● **Task instructions**: Scan the listing below and copy every line holding "matplotlib".

Plotting code records
########

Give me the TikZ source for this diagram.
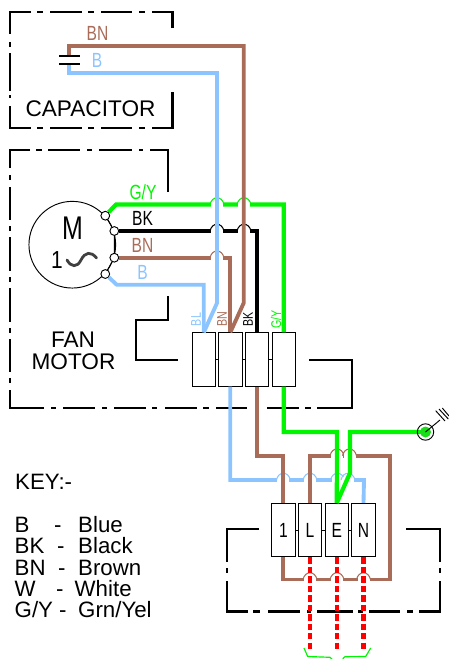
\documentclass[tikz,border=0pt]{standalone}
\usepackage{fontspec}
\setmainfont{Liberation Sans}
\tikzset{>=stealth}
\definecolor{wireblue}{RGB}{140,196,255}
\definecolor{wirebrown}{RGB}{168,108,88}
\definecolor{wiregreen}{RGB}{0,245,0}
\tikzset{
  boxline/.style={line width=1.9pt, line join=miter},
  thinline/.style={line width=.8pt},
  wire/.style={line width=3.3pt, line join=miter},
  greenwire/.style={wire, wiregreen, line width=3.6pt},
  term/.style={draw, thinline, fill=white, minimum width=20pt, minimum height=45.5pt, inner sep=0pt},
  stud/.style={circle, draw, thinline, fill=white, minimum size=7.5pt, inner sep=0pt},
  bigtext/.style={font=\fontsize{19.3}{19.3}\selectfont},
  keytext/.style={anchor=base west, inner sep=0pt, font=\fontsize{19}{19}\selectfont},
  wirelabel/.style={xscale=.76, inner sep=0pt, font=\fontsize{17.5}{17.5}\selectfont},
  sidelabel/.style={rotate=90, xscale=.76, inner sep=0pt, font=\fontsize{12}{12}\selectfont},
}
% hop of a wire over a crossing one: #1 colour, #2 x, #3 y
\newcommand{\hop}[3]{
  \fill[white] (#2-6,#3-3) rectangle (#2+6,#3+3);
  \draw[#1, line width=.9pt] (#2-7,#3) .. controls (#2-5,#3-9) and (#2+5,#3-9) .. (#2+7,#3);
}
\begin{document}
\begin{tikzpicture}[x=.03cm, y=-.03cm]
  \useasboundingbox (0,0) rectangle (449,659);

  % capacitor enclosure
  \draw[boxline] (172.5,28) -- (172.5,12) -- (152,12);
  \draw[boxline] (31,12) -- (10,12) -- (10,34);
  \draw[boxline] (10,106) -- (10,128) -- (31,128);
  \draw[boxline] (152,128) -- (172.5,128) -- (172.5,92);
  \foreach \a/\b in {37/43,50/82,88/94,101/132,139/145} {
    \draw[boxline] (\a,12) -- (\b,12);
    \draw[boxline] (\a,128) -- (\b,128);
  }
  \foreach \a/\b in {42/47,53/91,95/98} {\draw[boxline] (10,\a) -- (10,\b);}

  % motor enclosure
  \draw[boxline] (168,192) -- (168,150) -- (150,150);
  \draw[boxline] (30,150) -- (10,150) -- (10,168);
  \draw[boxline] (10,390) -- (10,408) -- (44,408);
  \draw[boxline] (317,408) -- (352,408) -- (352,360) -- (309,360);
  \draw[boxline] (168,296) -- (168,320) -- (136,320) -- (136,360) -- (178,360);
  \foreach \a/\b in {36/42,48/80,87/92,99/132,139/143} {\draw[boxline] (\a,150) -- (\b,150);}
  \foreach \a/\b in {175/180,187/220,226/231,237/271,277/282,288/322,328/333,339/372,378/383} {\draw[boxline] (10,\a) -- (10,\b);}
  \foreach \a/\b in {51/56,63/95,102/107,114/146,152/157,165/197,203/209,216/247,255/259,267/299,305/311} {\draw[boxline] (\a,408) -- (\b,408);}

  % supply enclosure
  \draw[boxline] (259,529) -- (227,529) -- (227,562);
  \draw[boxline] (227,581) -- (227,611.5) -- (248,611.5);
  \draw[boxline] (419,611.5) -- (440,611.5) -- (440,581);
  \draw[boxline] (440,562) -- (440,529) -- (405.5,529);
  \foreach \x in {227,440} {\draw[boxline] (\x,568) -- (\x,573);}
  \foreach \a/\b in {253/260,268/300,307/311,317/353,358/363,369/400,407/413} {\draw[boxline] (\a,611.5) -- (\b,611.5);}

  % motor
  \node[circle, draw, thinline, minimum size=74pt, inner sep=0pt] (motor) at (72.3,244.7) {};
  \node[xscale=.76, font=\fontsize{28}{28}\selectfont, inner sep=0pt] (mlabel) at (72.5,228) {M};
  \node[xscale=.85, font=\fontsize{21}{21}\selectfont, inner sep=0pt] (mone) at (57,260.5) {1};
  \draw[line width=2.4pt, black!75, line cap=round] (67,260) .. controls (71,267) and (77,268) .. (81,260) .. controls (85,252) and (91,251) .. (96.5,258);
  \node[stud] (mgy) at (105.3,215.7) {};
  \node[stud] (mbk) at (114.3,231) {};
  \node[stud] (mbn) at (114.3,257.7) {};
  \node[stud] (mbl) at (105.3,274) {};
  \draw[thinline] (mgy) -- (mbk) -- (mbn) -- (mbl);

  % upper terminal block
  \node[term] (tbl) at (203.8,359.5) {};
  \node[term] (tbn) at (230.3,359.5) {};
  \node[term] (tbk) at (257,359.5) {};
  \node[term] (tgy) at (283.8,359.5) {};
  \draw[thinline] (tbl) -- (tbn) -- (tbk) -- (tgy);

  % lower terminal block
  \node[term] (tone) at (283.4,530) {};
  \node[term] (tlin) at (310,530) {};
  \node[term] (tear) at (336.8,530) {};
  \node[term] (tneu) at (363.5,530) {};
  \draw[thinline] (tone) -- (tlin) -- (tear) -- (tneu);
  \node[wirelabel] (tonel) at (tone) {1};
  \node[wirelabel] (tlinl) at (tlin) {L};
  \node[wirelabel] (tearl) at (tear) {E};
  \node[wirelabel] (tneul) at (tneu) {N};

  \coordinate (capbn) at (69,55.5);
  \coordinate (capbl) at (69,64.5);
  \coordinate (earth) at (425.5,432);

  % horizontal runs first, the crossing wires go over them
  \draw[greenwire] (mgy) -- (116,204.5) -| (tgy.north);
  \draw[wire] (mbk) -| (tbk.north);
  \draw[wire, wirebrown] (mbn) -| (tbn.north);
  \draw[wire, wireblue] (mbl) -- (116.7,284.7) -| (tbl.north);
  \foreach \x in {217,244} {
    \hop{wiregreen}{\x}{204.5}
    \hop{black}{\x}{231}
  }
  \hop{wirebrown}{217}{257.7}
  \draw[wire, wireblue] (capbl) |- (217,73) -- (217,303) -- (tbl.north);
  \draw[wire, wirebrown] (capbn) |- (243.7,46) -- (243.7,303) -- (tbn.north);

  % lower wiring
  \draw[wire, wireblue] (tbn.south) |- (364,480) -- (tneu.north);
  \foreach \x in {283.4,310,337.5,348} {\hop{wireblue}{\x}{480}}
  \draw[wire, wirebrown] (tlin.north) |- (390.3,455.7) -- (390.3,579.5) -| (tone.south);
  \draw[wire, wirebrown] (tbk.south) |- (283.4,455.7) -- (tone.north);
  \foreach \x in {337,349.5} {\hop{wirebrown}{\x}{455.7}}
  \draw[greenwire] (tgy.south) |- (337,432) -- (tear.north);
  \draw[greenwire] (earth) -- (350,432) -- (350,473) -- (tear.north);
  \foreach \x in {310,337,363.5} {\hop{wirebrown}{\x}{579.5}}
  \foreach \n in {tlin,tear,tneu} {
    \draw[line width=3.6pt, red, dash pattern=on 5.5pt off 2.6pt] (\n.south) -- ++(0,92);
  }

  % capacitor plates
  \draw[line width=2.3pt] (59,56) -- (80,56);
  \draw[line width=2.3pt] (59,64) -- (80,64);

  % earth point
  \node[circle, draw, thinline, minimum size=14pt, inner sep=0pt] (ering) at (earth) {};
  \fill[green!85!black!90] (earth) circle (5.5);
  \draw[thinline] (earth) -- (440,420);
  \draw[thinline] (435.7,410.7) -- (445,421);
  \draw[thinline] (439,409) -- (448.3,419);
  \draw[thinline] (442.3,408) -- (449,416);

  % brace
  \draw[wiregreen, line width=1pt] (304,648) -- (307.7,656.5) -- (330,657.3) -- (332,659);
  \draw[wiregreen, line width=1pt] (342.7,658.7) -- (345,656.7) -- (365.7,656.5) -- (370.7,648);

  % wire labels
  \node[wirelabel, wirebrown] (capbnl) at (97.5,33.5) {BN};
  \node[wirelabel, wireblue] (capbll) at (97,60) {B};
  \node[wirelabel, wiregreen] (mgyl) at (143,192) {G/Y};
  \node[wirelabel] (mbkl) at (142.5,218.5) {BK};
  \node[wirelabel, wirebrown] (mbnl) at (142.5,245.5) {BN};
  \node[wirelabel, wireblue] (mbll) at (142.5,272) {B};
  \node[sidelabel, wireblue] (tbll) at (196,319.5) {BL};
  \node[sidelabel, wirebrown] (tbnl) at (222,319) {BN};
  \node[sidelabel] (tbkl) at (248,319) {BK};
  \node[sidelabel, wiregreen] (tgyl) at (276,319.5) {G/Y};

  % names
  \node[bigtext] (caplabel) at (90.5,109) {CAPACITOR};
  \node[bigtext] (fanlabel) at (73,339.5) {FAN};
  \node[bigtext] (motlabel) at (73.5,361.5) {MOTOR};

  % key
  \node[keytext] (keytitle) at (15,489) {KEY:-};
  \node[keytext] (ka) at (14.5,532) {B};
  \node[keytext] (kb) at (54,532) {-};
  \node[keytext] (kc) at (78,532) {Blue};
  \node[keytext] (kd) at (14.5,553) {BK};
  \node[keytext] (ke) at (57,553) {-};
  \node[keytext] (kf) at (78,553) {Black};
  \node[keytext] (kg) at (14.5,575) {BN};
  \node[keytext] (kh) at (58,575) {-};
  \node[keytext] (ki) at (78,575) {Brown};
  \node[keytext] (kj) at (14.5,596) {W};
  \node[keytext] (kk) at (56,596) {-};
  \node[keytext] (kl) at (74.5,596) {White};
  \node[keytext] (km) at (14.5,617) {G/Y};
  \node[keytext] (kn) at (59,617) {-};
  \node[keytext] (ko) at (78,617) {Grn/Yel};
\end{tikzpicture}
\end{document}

########

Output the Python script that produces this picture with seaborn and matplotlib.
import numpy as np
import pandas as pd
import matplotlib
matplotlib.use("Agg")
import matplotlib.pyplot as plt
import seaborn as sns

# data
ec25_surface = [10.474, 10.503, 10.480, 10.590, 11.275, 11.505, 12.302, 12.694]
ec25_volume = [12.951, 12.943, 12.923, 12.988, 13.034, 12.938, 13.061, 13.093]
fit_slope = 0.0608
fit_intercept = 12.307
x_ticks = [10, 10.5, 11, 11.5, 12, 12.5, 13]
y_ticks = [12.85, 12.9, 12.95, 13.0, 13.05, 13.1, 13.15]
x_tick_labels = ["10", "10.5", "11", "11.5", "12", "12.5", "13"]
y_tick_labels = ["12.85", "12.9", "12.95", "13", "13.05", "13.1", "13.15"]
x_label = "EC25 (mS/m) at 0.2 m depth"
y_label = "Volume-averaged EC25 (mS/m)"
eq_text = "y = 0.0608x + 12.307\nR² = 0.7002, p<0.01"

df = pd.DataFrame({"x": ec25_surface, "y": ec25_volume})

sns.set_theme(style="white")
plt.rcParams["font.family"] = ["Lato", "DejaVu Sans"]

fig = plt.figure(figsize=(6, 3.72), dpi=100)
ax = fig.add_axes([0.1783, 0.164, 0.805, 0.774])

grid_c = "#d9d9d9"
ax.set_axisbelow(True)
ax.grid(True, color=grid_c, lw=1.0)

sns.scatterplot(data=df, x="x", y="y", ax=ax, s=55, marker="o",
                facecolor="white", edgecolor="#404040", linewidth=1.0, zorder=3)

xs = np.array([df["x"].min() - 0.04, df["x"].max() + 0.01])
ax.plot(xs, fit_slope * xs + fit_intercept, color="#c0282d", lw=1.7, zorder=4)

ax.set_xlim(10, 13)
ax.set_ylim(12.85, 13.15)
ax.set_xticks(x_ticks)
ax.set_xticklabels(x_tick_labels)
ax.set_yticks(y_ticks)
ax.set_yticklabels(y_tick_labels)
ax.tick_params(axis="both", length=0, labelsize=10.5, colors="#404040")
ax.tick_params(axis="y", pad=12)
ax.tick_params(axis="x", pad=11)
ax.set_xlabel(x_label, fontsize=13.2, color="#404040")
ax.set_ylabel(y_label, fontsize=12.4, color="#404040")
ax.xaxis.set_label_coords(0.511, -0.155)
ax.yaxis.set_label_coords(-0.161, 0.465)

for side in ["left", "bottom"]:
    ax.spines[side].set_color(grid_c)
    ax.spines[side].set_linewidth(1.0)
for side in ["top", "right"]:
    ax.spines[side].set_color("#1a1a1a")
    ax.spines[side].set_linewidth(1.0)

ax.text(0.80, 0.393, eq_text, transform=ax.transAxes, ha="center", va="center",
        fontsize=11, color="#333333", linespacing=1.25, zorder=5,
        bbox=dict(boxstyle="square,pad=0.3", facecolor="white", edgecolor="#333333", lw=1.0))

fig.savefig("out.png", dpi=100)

########

● **Expected answer**:
Output the Python script that produces this picture with seaborn and matplotlib.
import matplotlib
matplotlib.use("Agg")
import matplotlib.pyplot as plt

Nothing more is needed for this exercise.